▶ [GIVEN REQUEST]:
Each entry below should be written out exactly as it is, with no pictures.

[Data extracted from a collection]
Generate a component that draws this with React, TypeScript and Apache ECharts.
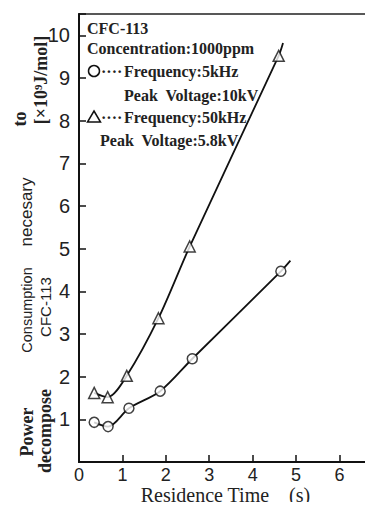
import React, { useEffect, useRef } from "react";
import * as echarts from "echarts";

// Frequency 5 kHz, Peak Voltage 10 kV (circles)
const time5k = [0.35, 0.67, 1.15, 1.87, 2.61, 4.65];
const power5k = [0.93, 0.83, 1.26, 1.66, 2.42, 4.47];
// Frequency 50 kHz, Peak Voltage 5.8 kV (triangles)
const time50k = [0.35, 0.66, 1.1, 1.83, 2.55, 4.6];
const power50k = [1.62, 1.52, 2.02, 3.37, 5.05, 9.52];
// where the drawn fitted curves end
const curveEnd5k = [4.87, 4.72];
const curveEnd50k = [4.7, 9.82];

const xTicks = [0, 1, 2, 3, 4, 5, 6];
const yTicks = [1, 2, 3, 4, 5, 6, 7, 8, 9, 10];

const legendLines = [
  "CFC-113",
  "Concentration:1000ppm",
  "Frequency:5kHz",
  "Peak  Voltage:10kV",
  "Frequency:50kHz",
  "Peak  Voltage:5.8kV",
];

const SERIF = "'Liberation Serif', 'DejaVu Serif', serif";
const SANS = "'Liberation Sans', 'DejaVu Sans', sans-serif";

export default function App() {
  const ref = useRef<HTMLDivElement>(null);
  useEffect(() => {
    if (!ref.current) return;
    const chart = echarts.init(ref.current, null, { renderer: "svg" });
    const pts5k = time5k.map((t, i) => [t, power5k[i]]);
    const pts50k = time50k.map((t, i) => [t, power50k[i]]);
    const legendPos = [
      [87, 20],
      [87, 40],
      [124, 63],
      [124, 87],
      [124, 109],
      [100, 132],
    ];
    const rotWords = [
      { t: "Power", x: 27, y: 432, f: SERIF, s: 18, w: "bold" },
      { t: "Consumption", x: 27, y: 310, f: SANS, s: 14.5, w: "normal" },
      { t: "necesary", x: 26, y: 212, f: SANS, s: 17, w: "normal" },
      { t: "to", x: 20, y: 119, f: SERIF, s: 18, w: "bold" },
      { t: "decompose", x: 45, y: 431, f: SERIF, s: 18, w: "bold" },
      { t: "CFC-113", x: 45, y: 307, f: SANS, s: 15, w: "normal" },
      { t: "[×10⁹J/mol]", x: 41, y: 80, f: SERIF, s: 18, w: "bold" },
    ];
    chart.setOption({
      animation: false,
      backgroundColor: "#fff",
      grid: {
        left: 79,
        right: 1,
        top: 14,
        bottom: 48,
        outerBoundsMode: "none",
        containLabel: false,
        show: true,
        borderColor: "#222",
        borderWidth: 1.5,
      },
      xAxis: {
        type: "value",
        min: 0,
        max: 6.75,
        interval: 1,
        axisLine: { lineStyle: { color: "#111", width: 2 } },
        axisTick: { inside: true, length: 7, lineStyle: { color: "#111", width: 1.5 } },
        axisLabel: {
          color: "#222",
          fontFamily: SANS,
          fontSize: 18,
          lineHeight: 17,
          margin: 4,
          formatter: (v: number) => (xTicks.includes(v) ? String(v) : ""),
        },
        splitLine: { show: false },
        name: "Residence Time    (s)",
        nameLocation: "middle",
        nameGap: 23,
        nameMoveOverlap: false,
        nameTextStyle: { color: "#222", fontFamily: SERIF, fontSize: 20, lineHeight: 20 },
      },
      yAxis: {
        type: "value",
        min: 0,
        max: 10.5,
        interval: 1,
        axisLine: { lineStyle: { color: "#111", width: 2 } },
        axisTick: { inside: true, length: 7, lineStyle: { color: "#111", width: 1.5 } },
        axisLabel: {
          color: "#222",
          fontFamily: SANS,
          fontSize: 20,
          margin: 9,
          formatter: (v: number) => (yTicks.includes(v) ? String(v) : ""),
        },
        splitLine: { show: false },
      },
      series: [
        {
          type: "line",
          data: [...pts5k, curveEnd5k],
          smooth: 0.3,
          showSymbol: false,
          lineStyle: { color: "#111", width: 1.8 },
          z: 2,
        },
        {
          type: "line",
          data: [...pts50k, curveEnd50k],
          smooth: 0.3,
          showSymbol: false,
          lineStyle: { color: "#111", width: 1.8 },
          z: 2,
        },
        {
          type: "scatter",
          data: pts5k,
          symbol: "circle",
          symbolSize: 10,
          itemStyle: { color: "#fff", borderColor: "#111", borderWidth: 1.5 },
          z: 3,
        },
        {
          type: "scatter",
          data: pts50k,
          symbol: "triangle",
          symbolSize: 11,
          itemStyle: { color: "#fff", borderColor: "#111", borderWidth: 1.5 },
          z: 3,
        },
      ],
      graphic: [
        ...legendLines.map((t, i) => ({
          type: "text",
          x: legendPos[i][0],
          y: legendPos[i][1],
          style: {
            text: t,
            fontFamily: SERIF,
            fontWeight: "bold",
            fontSize: 16,
            fill: "#222",
            verticalAlign: "top",
          },
        })),
        {
          type: "circle",
          shape: { cx: 94, cy: 71, r: 5.5 },
          style: { fill: "#fff", stroke: "#111", lineWidth: 1.5 },
        },
        {
          type: "polygon",
          shape: { points: [[94, 111], [100.5, 122], [87.5, 122]] },
          style: { fill: "#fff", stroke: "#111", lineWidth: 1.5 },
        },
        ...[71, 117].map((cy) => ({
          type: "text",
          x: 101,
          y: cy,
          style: {
            text: "····",
            fontFamily: SERIF,
            fontWeight: "bold",
            fontSize: 16,
            fill: "#222",
            verticalAlign: "middle",
          },
        })),
        ...rotWords.map((w) => ({
          type: "text",
          x: w.x,
          y: w.y,
          rotation: Math.PI / 2,
          style: {
            text: w.t,
            fontFamily: w.f,
            fontWeight: w.w,
            fontSize: w.s,
            fill: "#222",
            align: "center",
            verticalAlign: "middle",
          },
        })),
      ],
    });
    return () => chart.dispose();
  }, []);
  return <div ref={ref} style={{ width: 373, height: 510, margin: -8 }} />;
}
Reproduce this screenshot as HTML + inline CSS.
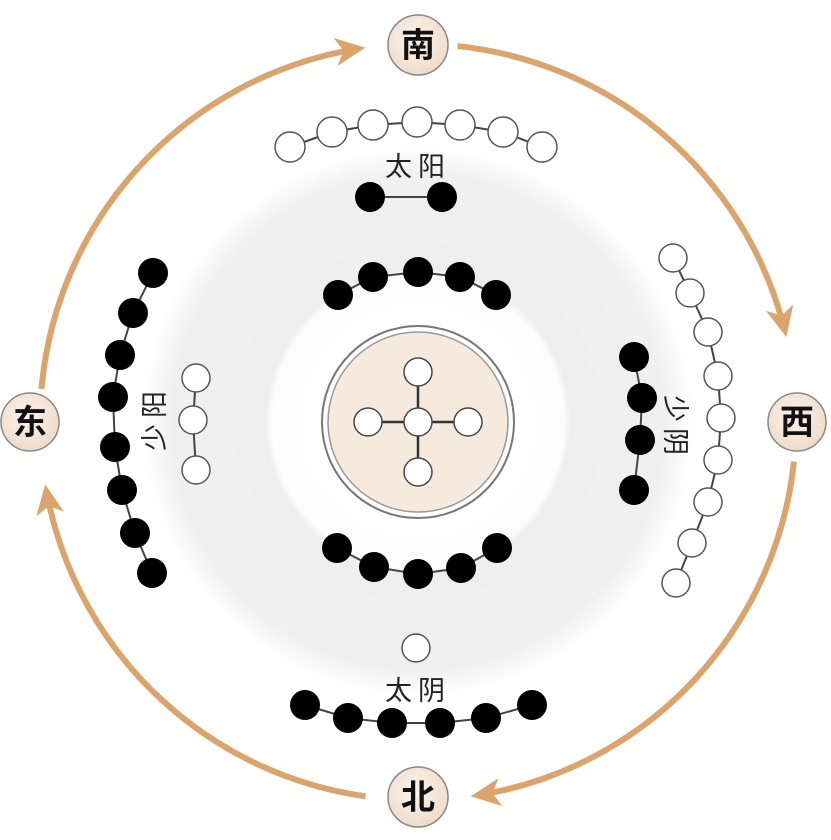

▶ [RESULT OF THIS TASK]:
Generate a component that draws this with React, TypeScript and Apache ECharts.
import React, { useEffect, useRef } from "react";
import * as echarts from "echarts";

// Frequency 5 kHz, Peak Voltage 10 kV (circles)
const time5k = [0.35, 0.67, 1.15, 1.87, 2.61, 4.65];
const power5k = [0.93, 0.83, 1.26, 1.66, 2.42, 4.47];
// Frequency 50 kHz, Peak Voltage 5.8 kV (triangles)
const time50k = [0.35, 0.66, 1.1, 1.83, 2.55, 4.6];
const power50k = [1.62, 1.52, 2.02, 3.37, 5.05, 9.52];
// where the drawn fitted curves end
const curveEnd5k = [4.87, 4.72];
const curveEnd50k = [4.7, 9.82];

const xTicks = [0, 1, 2, 3, 4, 5, 6];
const yTicks = [1, 2, 3, 4, 5, 6, 7, 8, 9, 10];

const legendLines = [
  "CFC-113",
  "Concentration:1000ppm",
  "Frequency:5kHz",
  "Peak  Voltage:10kV",
  "Frequency:50kHz",
  "Peak  Voltage:5.8kV",
];

const SERIF = "'Liberation Serif', 'DejaVu Serif', serif";
const SANS = "'Liberation Sans', 'DejaVu Sans', sans-serif";

export default function App() {
  const ref = useRef<HTMLDivElement>(null);
  useEffect(() => {
    if (!ref.current) return;
    const chart = echarts.init(ref.current, null, { renderer: "svg" });
    const pts5k = time5k.map((t, i) => [t, power5k[i]]);
    const pts50k = time50k.map((t, i) => [t, power50k[i]]);
    const legendPos = [
      [87, 20],
      [87, 40],
      [124, 63],
      [124, 87],
      [124, 109],
      [100, 132],
    ];
    const rotWords = [
      { t: "Power", x: 27, y: 432, f: SERIF, s: 18, w: "bold" },
      { t: "Consumption", x: 27, y: 310, f: SANS, s: 14.5, w: "normal" },
      { t: "necesary", x: 26, y: 212, f: SANS, s: 17, w: "normal" },
      { t: "to", x: 20, y: 119, f: SERIF, s: 18, w: "bold" },
      { t: "decompose", x: 45, y: 431, f: SERIF, s: 18, w: "bold" },
      { t: "CFC-113", x: 45, y: 307, f: SANS, s: 15, w: "normal" },
      { t: "[×10⁹J/mol]", x: 41, y: 80, f: SERIF, s: 18, w: "bold" },
    ];
    chart.setOption({
      animation: false,
      backgroundColor: "#fff",
      grid: {
        left: 79,
        right: 1,
        top: 14,
        bottom: 48,
        outerBoundsMode: "none",
        containLabel: false,
        show: true,
        borderColor: "#222",
        borderWidth: 1.5,
      },
      xAxis: {
        type: "value",
        min: 0,
        max: 6.75,
        interval: 1,
        axisLine: { lineStyle: { color: "#111", width: 2 } },
        axisTick: { inside: true, length: 7, lineStyle: { color: "#111", width: 1.5 } },
        axisLabel: {
          color: "#222",
          fontFamily: SANS,
          fontSize: 18,
          lineHeight: 17,
          margin: 4,
          formatter: (v: number) => (xTicks.includes(v) ? String(v) : ""),
        },
        splitLine: { show: false },
        name: "Residence Time    (s)",
        nameLocation: "middle",
        nameGap: 23,
        nameMoveOverlap: false,
        nameTextStyle: { color: "#222", fontFamily: SERIF, fontSize: 20, lineHeight: 20 },
      },
      yAxis: {
        type: "value",
        min: 0,
        max: 10.5,
        interval: 1,
        axisLine: { lineStyle: { color: "#111", width: 2 } },
        axisTick: { inside: true, length: 7, lineStyle: { color: "#111", width: 1.5 } },
        axisLabel: {
          color: "#222",
          fontFamily: SANS,
          fontSize: 20,
          margin: 9,
          formatter: (v: number) => (yTicks.includes(v) ? String(v) : ""),
        },
        splitLine: { show: false },
      },
      series: [
        {
          type: "line",
          data: [...pts5k, curveEnd5k],
          smooth: 0.3,
          showSymbol: false,
          lineStyle: { color: "#111", width: 1.8 },
          z: 2,
        },
        {
          type: "line",
          data: [...pts50k, curveEnd50k],
          smooth: 0.3,
          showSymbol: false,
          lineStyle: { color: "#111", width: 1.8 },
          z: 2,
        },
        {
          type: "scatter",
          data: pts5k,
          symbol: "circle",
          symbolSize: 10,
          itemStyle: { color: "#fff", borderColor: "#111", borderWidth: 1.5 },
          z: 3,
        },
        {
          type: "scatter",
          data: pts50k,
          symbol: "triangle",
          symbolSize: 11,
          itemStyle: { color: "#fff", borderColor: "#111", borderWidth: 1.5 },
          z: 3,
        },
      ],
      graphic: [
        ...legendLines.map((t, i) => ({
          type: "text",
          x: legendPos[i][0],
          y: legendPos[i][1],
          style: {
            text: t,
            fontFamily: SERIF,
            fontWeight: "bold",
            fontSize: 16,
            fill: "#222",
            verticalAlign: "top",
          },
        })),
        {
          type: "circle",
          shape: { cx: 94, cy: 71, r: 5.5 },
          style: { fill: "#fff", stroke: "#111", lineWidth: 1.5 },
        },
        {
          type: "polygon",
          shape: { points: [[94, 111], [100.5, 122], [87.5, 122]] },
          style: { fill: "#fff", stroke: "#111", lineWidth: 1.5 },
        },
        ...[71, 117].map((cy) => ({
          type: "text",
          x: 101,
          y: cy,
          style: {
            text: "····",
            fontFamily: SERIF,
            fontWeight: "bold",
            fontSize: 16,
            fill: "#222",
            verticalAlign: "middle",
          },
        })),
        ...rotWords.map((w) => ({
          type: "text",
          x: w.x,
          y: w.y,
          rotation: Math.PI / 2,
          style: {
            text: w.t,
            fontFamily: w.f,
            fontWeight: w.w,
            fontSize: w.s,
            fill: "#222",
            align: "center",
            verticalAlign: "middle",
          },
        })),
      ],
    });
    return () => chart.dispose();
  }, []);
  return <div ref={ref} style={{ width: 373, height: 510, margin: -8 }} />;
}
Reproduce this screenshot as HTML + inline CSS.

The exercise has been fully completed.